Auschwitz lesson

It is sixty years since Russian troops liberated Auschwitz, the largest of the Nazi death camps in northern Europe. Almost six million people, most of them Jews were killed in such camps by Hitler’s men. Apart from saving thousands from starvation, gas chambers and certain death, the liberation of Auschwitz on January 27, 1945, also marked the symbolic end of Hitler’s downfall and one of the most stark episodes of barbarity man ever perpetrated against mankind. If the date evokes historical significance each year, this anniversary is particularly a special one as time is likely to take toll on the number of survivors who will return to the next commemorative event, held every 10 years. In other words, each successive generation is likely to push back the memories of World War II Nazi atrocities that much further. That is a cause for serious concern. It was too heavy a price the mankind paid to learn how man could evolve to be its own nem-esis. At all cost, historical amnesia must not be allowed to set in.

But this anniversary must also be an occasion to chart a new course for those countries, organisations and alliances struggling to prevent xenophobia in different parts of the world.
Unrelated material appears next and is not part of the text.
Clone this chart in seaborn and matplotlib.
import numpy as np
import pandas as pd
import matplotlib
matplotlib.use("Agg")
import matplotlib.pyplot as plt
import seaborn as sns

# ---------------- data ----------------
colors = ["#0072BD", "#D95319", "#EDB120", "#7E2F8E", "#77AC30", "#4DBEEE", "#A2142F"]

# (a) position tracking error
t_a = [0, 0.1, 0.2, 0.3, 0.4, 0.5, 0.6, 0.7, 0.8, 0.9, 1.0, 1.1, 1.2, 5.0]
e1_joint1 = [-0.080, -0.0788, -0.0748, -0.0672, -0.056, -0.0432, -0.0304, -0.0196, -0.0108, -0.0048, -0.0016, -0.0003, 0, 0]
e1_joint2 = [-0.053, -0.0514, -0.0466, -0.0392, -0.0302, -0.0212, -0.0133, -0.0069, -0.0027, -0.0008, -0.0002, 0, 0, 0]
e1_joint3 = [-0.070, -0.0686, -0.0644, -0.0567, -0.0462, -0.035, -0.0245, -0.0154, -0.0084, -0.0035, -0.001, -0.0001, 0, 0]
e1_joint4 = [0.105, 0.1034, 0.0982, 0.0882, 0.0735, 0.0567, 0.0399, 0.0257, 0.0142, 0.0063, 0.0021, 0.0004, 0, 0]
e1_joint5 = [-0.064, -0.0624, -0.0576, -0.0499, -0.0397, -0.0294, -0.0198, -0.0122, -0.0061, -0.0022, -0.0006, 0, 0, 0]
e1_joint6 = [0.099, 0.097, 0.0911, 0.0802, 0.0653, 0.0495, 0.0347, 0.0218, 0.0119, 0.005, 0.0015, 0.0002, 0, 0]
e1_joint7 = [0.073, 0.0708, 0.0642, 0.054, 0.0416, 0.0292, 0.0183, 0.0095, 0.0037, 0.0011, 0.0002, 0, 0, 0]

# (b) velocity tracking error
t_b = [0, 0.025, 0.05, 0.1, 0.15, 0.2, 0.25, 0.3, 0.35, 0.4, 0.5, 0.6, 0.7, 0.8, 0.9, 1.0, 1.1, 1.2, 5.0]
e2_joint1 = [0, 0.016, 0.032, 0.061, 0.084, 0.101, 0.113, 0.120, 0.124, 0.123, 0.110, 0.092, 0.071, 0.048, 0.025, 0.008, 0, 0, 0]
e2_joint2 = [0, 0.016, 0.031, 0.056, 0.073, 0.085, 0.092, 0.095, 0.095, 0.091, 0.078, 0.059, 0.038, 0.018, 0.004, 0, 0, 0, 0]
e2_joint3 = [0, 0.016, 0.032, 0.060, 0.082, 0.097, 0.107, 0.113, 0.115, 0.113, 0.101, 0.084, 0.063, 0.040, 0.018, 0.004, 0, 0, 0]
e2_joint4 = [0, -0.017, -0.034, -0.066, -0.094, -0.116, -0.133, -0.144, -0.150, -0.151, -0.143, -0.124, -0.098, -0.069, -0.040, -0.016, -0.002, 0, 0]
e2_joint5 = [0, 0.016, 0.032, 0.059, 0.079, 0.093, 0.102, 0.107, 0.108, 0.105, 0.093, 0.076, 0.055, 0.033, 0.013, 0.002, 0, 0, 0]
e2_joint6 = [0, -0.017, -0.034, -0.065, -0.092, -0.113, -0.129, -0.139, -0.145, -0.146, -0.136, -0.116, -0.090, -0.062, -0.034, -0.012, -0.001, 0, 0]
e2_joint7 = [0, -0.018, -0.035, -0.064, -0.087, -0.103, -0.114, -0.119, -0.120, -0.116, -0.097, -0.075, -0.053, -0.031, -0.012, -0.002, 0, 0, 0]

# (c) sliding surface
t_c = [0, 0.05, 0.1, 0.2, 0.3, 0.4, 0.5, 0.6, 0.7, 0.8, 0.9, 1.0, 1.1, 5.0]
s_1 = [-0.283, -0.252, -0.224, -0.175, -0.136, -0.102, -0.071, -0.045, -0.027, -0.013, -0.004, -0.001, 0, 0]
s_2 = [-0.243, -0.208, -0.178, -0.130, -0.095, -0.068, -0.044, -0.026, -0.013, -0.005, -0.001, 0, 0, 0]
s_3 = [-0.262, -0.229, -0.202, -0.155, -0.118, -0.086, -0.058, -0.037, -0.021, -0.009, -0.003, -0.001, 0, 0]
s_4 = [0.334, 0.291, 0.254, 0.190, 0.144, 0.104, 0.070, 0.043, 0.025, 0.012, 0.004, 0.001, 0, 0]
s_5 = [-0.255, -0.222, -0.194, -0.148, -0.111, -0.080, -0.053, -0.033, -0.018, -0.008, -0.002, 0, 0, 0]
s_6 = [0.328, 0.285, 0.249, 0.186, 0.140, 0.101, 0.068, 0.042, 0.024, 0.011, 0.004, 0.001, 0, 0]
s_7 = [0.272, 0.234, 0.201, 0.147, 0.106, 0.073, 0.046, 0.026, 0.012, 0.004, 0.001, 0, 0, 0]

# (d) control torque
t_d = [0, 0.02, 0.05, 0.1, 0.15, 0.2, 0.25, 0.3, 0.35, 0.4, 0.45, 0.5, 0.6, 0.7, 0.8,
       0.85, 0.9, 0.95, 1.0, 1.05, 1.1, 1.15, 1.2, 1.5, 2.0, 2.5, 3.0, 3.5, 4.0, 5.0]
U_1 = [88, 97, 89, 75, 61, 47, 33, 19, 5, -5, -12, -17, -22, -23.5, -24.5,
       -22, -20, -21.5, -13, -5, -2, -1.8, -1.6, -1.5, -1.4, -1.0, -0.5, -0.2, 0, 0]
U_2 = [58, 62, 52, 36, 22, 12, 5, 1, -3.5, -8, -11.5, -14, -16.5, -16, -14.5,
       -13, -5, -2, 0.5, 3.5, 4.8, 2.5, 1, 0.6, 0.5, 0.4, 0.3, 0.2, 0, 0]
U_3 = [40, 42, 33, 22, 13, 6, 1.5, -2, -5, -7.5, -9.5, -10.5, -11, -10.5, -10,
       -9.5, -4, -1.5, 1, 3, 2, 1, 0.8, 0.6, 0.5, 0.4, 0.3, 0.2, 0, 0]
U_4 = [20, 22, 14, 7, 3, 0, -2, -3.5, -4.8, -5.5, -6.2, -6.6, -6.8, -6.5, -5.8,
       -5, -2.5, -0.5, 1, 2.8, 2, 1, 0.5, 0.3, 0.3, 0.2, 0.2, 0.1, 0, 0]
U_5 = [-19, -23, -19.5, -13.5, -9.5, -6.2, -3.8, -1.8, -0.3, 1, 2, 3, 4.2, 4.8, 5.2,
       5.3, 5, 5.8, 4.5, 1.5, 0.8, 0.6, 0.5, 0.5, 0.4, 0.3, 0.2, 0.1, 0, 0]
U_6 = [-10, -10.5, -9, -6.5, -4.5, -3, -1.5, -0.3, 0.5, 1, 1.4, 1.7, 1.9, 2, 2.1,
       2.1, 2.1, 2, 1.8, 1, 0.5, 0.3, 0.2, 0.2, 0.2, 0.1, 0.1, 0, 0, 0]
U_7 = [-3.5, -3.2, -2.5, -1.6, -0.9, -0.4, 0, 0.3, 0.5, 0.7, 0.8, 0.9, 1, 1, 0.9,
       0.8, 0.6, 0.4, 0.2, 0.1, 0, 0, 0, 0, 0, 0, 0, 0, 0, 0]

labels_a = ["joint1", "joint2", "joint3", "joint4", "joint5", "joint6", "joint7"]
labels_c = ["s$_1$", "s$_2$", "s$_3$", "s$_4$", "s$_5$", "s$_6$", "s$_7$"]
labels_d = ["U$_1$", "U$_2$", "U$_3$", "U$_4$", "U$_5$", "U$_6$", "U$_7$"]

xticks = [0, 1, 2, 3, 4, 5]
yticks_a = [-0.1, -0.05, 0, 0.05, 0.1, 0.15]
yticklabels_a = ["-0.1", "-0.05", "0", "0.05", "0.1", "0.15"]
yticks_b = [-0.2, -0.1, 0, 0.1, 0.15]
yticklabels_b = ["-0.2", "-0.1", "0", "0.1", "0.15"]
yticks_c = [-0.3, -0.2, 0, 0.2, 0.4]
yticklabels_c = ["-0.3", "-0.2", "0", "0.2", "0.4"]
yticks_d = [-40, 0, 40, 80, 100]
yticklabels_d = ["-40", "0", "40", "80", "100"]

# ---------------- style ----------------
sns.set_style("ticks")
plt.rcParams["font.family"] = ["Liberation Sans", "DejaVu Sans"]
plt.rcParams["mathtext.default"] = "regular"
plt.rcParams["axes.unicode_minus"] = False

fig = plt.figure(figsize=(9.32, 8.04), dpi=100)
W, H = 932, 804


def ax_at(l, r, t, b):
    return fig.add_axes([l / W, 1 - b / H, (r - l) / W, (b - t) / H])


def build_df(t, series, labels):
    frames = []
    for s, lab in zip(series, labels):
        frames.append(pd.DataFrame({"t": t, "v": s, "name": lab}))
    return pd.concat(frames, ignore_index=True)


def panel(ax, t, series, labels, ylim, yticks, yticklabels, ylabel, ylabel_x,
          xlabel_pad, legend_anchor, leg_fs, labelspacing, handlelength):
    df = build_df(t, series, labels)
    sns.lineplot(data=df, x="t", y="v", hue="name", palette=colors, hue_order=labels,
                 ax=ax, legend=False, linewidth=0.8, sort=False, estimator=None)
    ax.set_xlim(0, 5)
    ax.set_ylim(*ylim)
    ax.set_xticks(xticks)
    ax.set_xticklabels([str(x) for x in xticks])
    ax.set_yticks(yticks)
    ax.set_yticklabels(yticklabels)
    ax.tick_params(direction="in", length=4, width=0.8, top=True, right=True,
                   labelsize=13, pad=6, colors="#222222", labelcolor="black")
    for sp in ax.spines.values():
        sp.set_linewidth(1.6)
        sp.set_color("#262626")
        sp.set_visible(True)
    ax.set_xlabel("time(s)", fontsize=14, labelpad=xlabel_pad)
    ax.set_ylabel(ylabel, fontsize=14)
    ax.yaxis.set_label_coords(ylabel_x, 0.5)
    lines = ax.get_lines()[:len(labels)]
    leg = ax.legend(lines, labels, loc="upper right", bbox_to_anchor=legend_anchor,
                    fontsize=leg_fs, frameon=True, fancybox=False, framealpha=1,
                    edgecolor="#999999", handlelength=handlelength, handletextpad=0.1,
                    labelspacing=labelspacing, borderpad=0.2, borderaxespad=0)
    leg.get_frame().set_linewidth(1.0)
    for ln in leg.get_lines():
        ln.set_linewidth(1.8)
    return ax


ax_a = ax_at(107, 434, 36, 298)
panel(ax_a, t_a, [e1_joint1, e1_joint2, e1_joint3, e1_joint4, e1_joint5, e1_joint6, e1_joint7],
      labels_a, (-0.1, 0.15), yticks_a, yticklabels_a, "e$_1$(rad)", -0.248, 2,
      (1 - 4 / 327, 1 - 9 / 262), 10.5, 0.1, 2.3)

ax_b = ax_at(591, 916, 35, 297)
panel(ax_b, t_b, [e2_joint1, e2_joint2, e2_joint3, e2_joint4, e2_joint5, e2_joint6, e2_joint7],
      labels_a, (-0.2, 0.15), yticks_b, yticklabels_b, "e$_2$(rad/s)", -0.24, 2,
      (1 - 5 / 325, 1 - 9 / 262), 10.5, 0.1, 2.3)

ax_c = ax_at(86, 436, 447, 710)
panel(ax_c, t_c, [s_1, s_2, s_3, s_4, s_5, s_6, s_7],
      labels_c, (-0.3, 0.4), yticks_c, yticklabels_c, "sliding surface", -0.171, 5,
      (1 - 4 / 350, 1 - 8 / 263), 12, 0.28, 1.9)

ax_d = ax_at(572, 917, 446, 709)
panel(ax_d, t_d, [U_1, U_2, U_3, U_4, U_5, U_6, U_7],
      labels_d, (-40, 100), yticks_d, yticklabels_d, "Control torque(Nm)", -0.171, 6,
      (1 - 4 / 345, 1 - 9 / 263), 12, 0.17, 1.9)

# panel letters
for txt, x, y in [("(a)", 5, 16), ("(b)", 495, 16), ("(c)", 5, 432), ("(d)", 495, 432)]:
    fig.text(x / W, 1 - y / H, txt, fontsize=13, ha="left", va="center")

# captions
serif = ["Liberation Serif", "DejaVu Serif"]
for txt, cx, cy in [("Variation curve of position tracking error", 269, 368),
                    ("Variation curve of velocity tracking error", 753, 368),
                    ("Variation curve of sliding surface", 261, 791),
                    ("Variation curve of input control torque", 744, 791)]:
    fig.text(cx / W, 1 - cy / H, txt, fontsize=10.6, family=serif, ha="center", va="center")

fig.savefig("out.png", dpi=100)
That, however, is not to give license to the belligerent ones to push their singular agenda forward in the garb of global security. The lesson ethnic cleansing in former Yugoslavia offered in the mid-nineties are still fresh, even if slightly forgotten. Though the scale of Milosevic’s and Karadzic’s atrocities was no match for that of the Nazis, the intensity of the hate campaign were no less damaging. Even more gory was the Hutu-led brutal slaughter of Tutsis in Rwanda. Ironically, the UN, the very organisation that was conceptualised on the premise of preventing the future episodes of the Holocausts, sat idle over a Rwanda even when its rivers were choked with dead bodies. The anniversary of Auschwitz liberation, therefore, is a moment to hearken at history and take as an inspiration for building a better future.

As a mandated organisation to stop another Rwanda in the making, the UN in the years to come has a greater role to play than any other country or organisation. But in the six decades since its establishment, the blue helmets have not always been able to stop such acts of barbarity in various trouble spots aro-und the globe. As Auschwitz reminds all of the vulnerability of mankind, the UN’s role must surely be a revitalised one to avert or even pre-empt possible debacles arising out of ethnic cleansing or genocides in future. The immediate effort that it must spearhead to set things right awaits Darfur in Sudan. This anniversary is one poignant moment to pause and evaluate the mankind’s past follies that can be prevented in future.